Records supplied:
+-------+
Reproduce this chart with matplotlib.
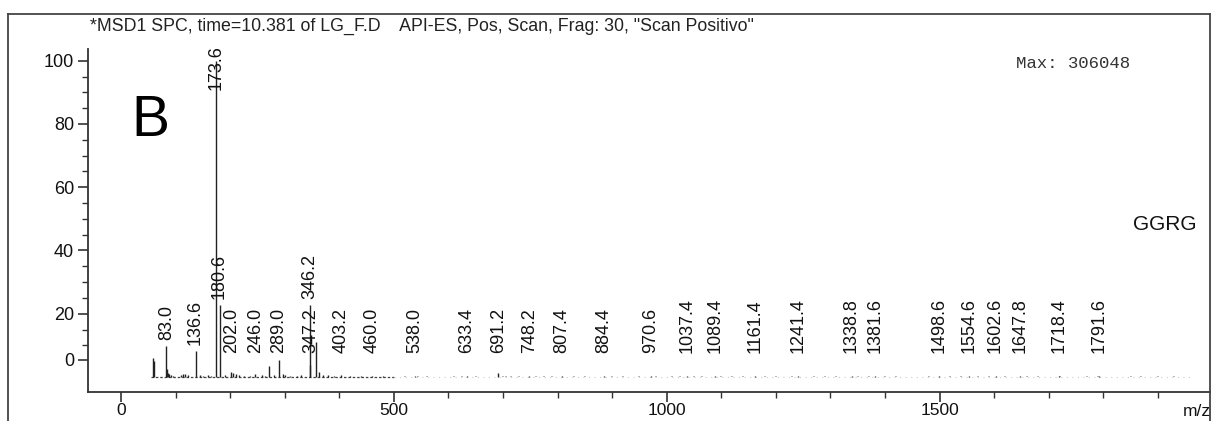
+-------+
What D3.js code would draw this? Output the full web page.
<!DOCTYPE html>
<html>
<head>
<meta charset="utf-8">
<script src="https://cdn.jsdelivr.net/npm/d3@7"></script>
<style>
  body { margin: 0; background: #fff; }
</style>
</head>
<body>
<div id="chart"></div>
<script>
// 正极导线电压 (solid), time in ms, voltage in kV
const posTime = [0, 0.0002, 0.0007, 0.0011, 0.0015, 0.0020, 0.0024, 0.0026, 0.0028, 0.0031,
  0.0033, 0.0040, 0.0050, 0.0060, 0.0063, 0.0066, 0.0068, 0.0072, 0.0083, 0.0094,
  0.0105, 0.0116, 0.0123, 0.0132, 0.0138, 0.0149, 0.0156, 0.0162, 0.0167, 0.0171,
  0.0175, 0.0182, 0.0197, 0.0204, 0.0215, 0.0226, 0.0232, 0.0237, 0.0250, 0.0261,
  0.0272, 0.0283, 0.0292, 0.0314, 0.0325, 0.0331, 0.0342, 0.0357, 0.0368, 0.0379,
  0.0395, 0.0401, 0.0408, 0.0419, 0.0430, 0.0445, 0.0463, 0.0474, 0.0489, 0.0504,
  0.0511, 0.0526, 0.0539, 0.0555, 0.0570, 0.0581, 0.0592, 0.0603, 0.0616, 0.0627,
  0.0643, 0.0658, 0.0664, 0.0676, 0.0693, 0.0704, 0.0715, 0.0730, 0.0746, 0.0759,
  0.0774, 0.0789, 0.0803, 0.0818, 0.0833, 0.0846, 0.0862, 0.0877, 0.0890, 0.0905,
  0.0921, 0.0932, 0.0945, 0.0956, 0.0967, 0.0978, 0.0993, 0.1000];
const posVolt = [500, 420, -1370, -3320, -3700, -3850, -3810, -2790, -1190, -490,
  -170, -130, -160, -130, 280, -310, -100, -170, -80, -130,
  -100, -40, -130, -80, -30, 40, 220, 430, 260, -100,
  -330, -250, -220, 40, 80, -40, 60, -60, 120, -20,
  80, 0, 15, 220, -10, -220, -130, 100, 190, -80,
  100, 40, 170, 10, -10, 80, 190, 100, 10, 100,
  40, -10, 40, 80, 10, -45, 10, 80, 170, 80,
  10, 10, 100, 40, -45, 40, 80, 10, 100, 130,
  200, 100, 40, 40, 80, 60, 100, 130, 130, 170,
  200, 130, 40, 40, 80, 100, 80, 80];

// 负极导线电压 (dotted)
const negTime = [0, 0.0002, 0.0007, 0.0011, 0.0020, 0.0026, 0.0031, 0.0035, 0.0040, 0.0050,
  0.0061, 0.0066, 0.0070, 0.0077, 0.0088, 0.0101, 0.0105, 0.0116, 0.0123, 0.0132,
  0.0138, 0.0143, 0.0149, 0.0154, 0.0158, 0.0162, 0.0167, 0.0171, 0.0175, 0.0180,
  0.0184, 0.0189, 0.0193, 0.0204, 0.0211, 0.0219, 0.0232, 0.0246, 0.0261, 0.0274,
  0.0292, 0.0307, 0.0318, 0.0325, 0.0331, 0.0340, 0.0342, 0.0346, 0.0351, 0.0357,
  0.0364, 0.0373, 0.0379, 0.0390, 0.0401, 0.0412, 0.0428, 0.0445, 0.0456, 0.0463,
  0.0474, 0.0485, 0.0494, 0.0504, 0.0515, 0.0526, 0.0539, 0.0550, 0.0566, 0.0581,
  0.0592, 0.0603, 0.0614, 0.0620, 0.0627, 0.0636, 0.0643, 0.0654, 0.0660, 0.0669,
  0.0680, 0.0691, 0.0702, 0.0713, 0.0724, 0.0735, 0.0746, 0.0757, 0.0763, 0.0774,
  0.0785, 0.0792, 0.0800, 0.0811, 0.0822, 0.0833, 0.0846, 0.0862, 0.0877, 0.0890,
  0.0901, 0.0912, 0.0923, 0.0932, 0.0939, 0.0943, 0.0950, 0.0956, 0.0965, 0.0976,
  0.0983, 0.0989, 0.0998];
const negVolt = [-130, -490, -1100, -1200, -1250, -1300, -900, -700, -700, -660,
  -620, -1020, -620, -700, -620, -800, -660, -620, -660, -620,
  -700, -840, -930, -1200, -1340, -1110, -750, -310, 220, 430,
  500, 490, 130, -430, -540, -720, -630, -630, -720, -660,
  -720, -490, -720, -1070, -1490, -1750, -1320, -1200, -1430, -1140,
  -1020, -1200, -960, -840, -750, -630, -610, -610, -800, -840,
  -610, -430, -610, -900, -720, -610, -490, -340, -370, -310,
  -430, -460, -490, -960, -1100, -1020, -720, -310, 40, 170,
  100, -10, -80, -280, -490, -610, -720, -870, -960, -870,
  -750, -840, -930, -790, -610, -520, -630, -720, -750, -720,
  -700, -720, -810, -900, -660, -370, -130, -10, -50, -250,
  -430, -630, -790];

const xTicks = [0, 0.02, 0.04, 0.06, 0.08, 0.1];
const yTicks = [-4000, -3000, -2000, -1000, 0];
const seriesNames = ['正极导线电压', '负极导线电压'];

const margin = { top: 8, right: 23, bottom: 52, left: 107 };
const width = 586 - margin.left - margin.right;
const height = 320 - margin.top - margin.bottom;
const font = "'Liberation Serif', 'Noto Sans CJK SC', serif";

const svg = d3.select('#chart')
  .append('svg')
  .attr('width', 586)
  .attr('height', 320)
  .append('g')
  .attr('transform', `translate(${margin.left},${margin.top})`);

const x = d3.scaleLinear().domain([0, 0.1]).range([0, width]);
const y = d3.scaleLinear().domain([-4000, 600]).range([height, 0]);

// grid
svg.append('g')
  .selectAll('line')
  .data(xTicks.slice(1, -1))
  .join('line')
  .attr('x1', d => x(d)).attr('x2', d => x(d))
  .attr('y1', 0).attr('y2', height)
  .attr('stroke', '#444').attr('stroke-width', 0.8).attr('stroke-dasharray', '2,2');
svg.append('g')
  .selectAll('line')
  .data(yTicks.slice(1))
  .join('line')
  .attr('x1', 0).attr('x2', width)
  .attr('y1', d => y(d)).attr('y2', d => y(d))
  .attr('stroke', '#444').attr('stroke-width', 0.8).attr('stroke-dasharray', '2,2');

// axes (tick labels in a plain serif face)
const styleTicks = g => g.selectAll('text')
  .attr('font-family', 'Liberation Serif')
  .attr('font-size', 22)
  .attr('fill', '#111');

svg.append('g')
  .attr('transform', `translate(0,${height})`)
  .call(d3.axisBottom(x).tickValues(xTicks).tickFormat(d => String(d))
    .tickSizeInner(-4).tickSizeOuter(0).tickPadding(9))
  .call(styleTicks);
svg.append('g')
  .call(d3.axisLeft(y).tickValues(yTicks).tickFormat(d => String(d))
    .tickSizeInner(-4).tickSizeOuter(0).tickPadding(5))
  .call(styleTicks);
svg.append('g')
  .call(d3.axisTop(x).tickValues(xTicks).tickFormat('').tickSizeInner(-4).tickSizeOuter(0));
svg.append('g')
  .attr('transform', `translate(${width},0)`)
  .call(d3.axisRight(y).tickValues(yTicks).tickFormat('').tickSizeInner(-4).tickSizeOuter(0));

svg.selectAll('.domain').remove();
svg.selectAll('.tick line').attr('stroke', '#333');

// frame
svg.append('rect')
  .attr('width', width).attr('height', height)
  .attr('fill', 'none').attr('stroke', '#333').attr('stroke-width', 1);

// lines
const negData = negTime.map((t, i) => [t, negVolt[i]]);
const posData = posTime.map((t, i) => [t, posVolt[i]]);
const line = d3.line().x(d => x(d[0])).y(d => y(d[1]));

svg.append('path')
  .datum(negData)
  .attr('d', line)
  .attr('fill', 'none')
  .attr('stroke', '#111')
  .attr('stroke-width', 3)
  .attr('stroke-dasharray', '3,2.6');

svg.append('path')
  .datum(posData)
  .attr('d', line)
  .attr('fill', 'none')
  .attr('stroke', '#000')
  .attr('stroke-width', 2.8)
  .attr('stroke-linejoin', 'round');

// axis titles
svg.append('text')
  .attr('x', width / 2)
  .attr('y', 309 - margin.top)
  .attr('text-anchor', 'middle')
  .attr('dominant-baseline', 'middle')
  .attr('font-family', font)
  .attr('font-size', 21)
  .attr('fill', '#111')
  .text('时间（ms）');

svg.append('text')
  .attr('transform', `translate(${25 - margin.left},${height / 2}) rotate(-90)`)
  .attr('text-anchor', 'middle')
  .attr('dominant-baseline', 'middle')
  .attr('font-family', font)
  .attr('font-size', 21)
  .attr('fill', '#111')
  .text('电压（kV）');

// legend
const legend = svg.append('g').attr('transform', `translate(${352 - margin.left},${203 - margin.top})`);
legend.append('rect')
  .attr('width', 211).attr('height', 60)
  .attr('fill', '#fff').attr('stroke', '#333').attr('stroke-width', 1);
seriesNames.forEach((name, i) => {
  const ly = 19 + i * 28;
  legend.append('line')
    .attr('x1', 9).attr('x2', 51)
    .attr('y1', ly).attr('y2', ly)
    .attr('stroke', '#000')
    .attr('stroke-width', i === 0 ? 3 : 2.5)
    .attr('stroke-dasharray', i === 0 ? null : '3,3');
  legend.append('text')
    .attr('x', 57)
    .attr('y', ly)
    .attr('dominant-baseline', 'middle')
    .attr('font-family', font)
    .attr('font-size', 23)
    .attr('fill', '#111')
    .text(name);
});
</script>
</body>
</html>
+-------+
Identify each line in the entries with the word "chart" and copy it.

Answer to this task:
Reproduce this chart with matplotlib.
<div id="chart"></div>
const svg = d3.select('#chart')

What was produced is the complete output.